Wednesday, December 15, 2010

Updates...

I have the bad habit to only write when I'm emotionally up, or, in this case, down. Just to update my life, I got diarrhoea after my Overseas CIP, but otherwise, all went well. Anyway, the main reason I'm writing now is that I'm feeling really down. I'm scared of my future. I wanted to do something, but I can't do anything.I know something is wrong, but I don't know how to fix it.

I just came across a comment on facebook. It was my housemates. They were talking about a new Thai girl who will be sharing a room with me. Anyway, the bottomline is, one girl said that the owner of the place didn't want an Indonesian as she was scared theat my other housemates will tell the new girl things about me that will make her dislike ME. So. I just found out that all the people in the house dislike ME. All the while, I thought their feeling to me is just "okay"; I can live with that.
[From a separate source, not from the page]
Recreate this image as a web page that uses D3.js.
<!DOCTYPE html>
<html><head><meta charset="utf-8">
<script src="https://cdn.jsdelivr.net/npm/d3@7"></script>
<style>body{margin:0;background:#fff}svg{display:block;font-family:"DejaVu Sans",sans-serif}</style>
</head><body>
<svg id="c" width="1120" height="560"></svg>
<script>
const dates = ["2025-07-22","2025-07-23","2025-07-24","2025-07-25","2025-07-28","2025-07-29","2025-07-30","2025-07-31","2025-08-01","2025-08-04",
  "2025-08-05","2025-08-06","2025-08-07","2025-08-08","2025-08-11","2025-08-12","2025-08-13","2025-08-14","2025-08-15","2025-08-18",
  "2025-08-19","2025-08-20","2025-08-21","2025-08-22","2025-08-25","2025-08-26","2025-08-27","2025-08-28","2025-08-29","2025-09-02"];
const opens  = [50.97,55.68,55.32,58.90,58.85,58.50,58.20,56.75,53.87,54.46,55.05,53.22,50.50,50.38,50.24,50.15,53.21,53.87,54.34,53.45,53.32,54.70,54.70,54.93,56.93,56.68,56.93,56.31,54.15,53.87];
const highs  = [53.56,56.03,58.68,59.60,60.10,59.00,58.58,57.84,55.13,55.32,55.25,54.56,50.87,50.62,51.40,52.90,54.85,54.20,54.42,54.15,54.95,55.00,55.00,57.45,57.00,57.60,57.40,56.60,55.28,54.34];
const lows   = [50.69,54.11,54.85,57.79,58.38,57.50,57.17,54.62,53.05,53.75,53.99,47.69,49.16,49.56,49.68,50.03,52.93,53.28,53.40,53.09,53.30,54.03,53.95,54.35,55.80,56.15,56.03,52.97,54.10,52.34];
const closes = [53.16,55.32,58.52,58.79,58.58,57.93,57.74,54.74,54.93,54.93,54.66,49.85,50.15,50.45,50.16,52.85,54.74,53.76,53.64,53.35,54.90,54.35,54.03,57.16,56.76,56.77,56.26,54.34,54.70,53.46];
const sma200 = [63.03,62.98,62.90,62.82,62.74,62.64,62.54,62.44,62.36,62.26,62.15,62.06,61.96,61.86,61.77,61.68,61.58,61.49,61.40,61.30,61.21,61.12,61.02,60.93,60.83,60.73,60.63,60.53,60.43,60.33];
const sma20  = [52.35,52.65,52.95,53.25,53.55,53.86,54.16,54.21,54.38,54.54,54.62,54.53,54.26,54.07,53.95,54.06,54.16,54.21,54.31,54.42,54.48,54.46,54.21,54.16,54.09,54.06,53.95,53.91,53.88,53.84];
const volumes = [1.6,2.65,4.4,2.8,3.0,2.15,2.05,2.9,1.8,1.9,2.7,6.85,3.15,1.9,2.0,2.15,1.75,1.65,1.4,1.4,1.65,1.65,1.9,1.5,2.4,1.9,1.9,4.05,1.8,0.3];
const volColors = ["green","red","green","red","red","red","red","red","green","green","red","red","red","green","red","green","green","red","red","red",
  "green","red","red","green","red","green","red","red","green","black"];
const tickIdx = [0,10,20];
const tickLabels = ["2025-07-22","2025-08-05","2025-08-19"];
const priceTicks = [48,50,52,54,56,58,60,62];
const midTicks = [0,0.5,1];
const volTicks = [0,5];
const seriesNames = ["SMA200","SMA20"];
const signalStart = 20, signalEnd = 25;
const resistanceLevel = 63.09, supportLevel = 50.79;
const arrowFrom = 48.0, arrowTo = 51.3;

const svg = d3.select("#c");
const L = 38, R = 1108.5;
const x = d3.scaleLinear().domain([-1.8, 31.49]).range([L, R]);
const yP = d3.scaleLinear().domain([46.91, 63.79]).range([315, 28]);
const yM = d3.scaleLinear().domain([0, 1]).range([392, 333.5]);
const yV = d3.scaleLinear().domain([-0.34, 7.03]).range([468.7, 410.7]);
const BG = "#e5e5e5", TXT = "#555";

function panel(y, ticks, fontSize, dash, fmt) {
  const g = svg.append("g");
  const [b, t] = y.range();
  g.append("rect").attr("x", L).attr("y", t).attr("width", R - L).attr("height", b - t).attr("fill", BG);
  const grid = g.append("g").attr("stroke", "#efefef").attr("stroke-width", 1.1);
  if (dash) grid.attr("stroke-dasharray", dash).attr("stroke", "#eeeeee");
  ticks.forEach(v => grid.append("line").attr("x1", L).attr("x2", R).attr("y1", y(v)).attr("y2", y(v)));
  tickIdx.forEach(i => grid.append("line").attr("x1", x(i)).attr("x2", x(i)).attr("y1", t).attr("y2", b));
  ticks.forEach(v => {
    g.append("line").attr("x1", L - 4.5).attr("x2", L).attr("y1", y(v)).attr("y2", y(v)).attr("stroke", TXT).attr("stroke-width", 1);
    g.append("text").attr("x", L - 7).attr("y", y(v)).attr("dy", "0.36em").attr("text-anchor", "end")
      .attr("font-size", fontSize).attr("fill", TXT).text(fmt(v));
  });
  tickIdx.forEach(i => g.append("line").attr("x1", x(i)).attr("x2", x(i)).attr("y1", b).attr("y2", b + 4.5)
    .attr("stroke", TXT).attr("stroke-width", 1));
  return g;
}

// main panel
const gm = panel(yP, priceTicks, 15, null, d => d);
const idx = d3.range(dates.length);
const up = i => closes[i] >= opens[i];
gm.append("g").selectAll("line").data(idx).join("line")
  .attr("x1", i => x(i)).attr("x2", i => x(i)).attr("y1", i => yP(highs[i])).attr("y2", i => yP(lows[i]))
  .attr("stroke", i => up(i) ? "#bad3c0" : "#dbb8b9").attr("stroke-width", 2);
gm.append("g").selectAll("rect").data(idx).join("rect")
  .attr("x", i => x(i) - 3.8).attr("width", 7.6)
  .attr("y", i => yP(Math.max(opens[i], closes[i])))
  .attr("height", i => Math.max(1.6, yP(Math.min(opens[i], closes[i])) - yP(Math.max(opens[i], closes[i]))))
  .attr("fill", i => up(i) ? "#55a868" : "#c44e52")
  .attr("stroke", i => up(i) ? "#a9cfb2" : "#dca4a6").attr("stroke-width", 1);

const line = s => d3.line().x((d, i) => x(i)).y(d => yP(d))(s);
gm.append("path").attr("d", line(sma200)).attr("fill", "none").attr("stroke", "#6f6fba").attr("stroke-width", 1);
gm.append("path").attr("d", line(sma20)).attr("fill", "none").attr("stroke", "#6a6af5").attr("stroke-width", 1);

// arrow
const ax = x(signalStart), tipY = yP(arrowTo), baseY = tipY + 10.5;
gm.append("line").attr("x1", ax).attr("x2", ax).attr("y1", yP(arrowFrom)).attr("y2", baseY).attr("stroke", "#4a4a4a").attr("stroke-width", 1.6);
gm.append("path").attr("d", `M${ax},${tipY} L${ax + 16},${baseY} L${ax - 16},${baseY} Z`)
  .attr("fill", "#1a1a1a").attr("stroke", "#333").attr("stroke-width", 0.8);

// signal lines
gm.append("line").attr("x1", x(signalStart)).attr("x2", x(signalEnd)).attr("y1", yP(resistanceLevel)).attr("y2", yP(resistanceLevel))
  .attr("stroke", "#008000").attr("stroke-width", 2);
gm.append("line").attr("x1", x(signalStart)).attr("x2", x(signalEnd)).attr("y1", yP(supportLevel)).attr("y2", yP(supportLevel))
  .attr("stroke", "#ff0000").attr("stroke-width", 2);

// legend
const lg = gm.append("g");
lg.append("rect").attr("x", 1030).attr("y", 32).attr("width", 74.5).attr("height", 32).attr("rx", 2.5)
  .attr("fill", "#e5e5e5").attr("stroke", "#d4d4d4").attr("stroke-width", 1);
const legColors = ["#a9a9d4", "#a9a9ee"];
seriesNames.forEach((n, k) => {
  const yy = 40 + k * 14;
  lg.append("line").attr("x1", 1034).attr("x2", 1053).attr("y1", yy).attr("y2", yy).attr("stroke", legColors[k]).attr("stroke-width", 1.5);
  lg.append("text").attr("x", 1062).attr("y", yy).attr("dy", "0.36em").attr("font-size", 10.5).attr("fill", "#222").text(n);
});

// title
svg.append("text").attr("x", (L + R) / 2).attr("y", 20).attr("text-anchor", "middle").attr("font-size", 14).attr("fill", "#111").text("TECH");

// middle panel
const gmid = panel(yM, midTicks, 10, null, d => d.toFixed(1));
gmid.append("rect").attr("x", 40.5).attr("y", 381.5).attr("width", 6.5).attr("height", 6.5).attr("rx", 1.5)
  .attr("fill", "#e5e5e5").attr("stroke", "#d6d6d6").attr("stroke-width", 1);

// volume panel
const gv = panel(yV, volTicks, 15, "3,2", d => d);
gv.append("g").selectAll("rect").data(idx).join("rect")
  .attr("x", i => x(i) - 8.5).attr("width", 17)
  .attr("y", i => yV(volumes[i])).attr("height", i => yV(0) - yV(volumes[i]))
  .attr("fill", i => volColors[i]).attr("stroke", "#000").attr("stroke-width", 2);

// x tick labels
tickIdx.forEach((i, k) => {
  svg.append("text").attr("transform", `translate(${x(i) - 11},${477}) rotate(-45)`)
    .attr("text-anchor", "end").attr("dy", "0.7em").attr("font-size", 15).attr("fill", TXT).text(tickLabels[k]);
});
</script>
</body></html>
But if the metre goes down to dislike, no, I can't. I could live with it if I at least have my own personal space, which is my room. But if even what little space I had is taken away from me, I can't. I definitely can't live happily there. I'm scared of what will happen if I stayed there. Furthermore, next year is the crucial year, where it is the last leap to university. If I miss the jump, I'll be thrown into a bottomless pit.

I honestly don't know what is so wrong with me. If all humans are magnets, I might only have the "North", not the "South". So, some people might be okay for a while, but there will always be some explosion or something bad that happens, that caused them to repel me. What do I need to do to get friends? What do I do that is so wrong? Why can't anyone tell me?

I don't know what to do anymore...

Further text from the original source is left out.